When I saw the news that Mexico City and the surrounding states had been struck by a powerful earthquake on September 19th, 2017, I was in JFK airport returning from a few weeks of meetings and visiting friends. In those first hours it wasn’t clear what the extent of the damage was, and so the plane took off for Mexico after only a short delay. It was when we landed, however, and the pilot announced we were stuck behind a backlogged queue of nearly 40 other planes, that I realized that maybe the situation was worse that I had thought.
The videographer/filmmaker part of my brain told me to immediately send emails to my contacts in the media, and luckily was able to connect with The New York Times. By the time I got out of the airport and through the gridlocked city it was nearly 3 am, so I closed my eyes for a few hours and prepared to get up with the sun.
I was planning to go and investigate the site of a collapsed school in the south of Mexico City, but no sooner had I jumped in a car with a few colleagues did we realize there was an incredible drama unfolding just two blocks from my apartment.
This kicked off more than a week of frantic coverage in a city that I have come to call home. Documenting a crisis in my own backyard, albeit an adopted one, was a new and difficult experience, but ultimately for me the earthquake was a narrative of selflessness and community spirit rather than of despair.

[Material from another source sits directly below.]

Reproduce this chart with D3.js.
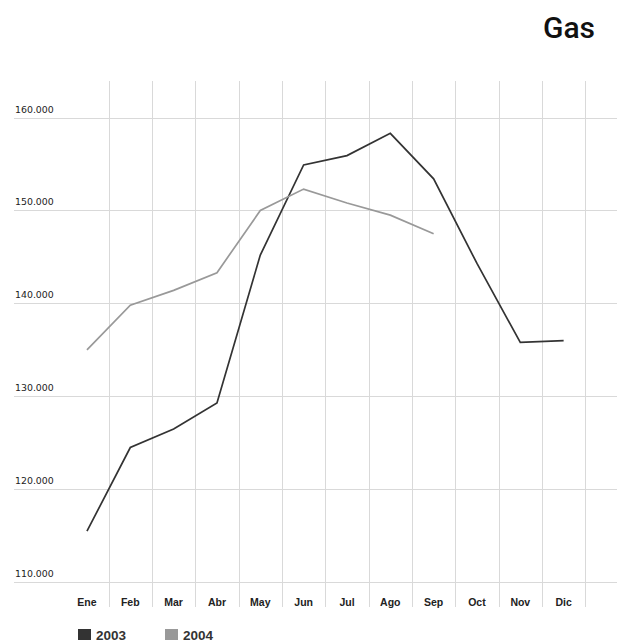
<!DOCTYPE html>
<html>
<head>
<meta charset="utf-8">
<script src="https://cdn.jsdelivr.net/npm/d3@7"></script>
<style>
  html, body { margin: 0; padding: 0; background: #fff; }
  svg { display: block; }
</style>
</head>
<body>
<svg id="chart" width="622" height="642"></svg>
<script>
const months = ["Ene","Feb","Mar","Abr","May","Jun","Jul","Ago","Sep","Oct","Nov","Dic"];
const values2003 = [115500,124500,126500,129300,145200,154900,155900,158300,153400,144300,135800,136000];
const values2004 = [135000,139800,141400,143300,150000,152300,150800,149500,147500];
const yTicks = [110000,120000,130000,140000,150000,160000];
const seriesNames = ["2003","2004"];
const seriesColors = ["#333333","#999999"];
const title = "Gas";

const svg = d3.select("#chart");

const x = d3.scaleBand().domain(months).range([65.3, 585.3]);
const y = d3.scaleLinear().domain([110000, 160000]).range([582.3, 117.5]);
const fmt = v => d3.format(",")(v).replace(/,/g, ".");

// horizontal grid
svg.append("g").selectAll("line").data(yTicks).join("line")
  .attr("x1", 14).attr("x2", 617)
  .attr("y1", d => Math.round(y(d)) + 0.5).attr("y2", d => Math.round(y(d)) + 0.5)
  .attr("stroke", "#d9d9d9").attr("stroke-width", 1);

// vertical grid at band right edges
svg.append("g").selectAll("line").data(months).join("line")
  .attr("x1", d => Math.round(x(d) + x.bandwidth()) + 0.5)
  .attr("x2", d => Math.round(x(d) + x.bandwidth()) + 0.5)
  .attr("y1", 81).attr("y2", 607)
  .attr("stroke", "#d9d9d9").attr("stroke-width", 1);

// y labels
svg.append("g").selectAll("text").data(yTicks).join("text")
  .attr("x", 15).attr("y", d => y(d) - 5)
  .attr("font-family", "DejaVu Sans, Verdana, sans-serif")
  .attr("font-size", 9.4).attr("fill", "#222")
  .text(d => fmt(d));

// x labels
svg.append("g").selectAll("text").data(months).join("text")
  .attr("x", d => x(d) + x.bandwidth() / 2).attr("y", 606)
  .attr("text-anchor", "middle")
  .attr("font-family", "Liberation Sans Narrow, Arial Narrow, Liberation Sans, sans-serif")
  .attr("font-weight", "bold")
  .attr("font-size", 10.5).attr("fill", "#222")
  .text(d => d);

// lines
const line = d3.line()
  .x((d, i) => x(months[i]) + x.bandwidth() / 2)
  .y(d => y(d));

[values2003, values2004].forEach((vals, i) => {
  svg.append("path")
    .datum(vals)
    .attr("fill", "none")
    .attr("stroke", seriesColors[i])
    .attr("stroke-width", 1.7)
    .attr("stroke-linejoin", "miter")
    .attr("d", line);
});

// title
svg.append("text")
  .attr("x", 595).attr("y", 38)
  .attr("text-anchor", "end")
  .attr("font-family", "Roboto, sans-serif")
  .attr("font-weight", 500)
  .attr("font-size", 30).attr("fill", "#111")
  .text(title);

// legend
const lg = svg.append("g").selectAll("g").data(seriesNames).join("g")
  .attr("transform", (d, i) => `translate(${78 + i * 87},629)`);
lg.append("rect").attr("width", 13).attr("height", 11)
  .attr("fill", (d, i) => seriesColors[i]);
lg.append("text").attr("x", 18).attr("y", 11)
  .attr("font-family", "Liberation Sans, Arial, sans-serif")
  .attr("font-weight", "bold").attr("font-size", 13.5)
  .attr("fill", "#333")
  .text(d => d);
</script>
</body>
</html>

Volunteers poured into the streets in the thousands, and ordinary citizens opened their doors to help in rescue efforts. While the event was a horrific tragedy for Mexico City, the solidarity and social awareness displayed by the people who live here was inspiring to say the least. If such collective spirit could be put towards reforming other sectors of the nation, Mexico would be an even better place to live in no time.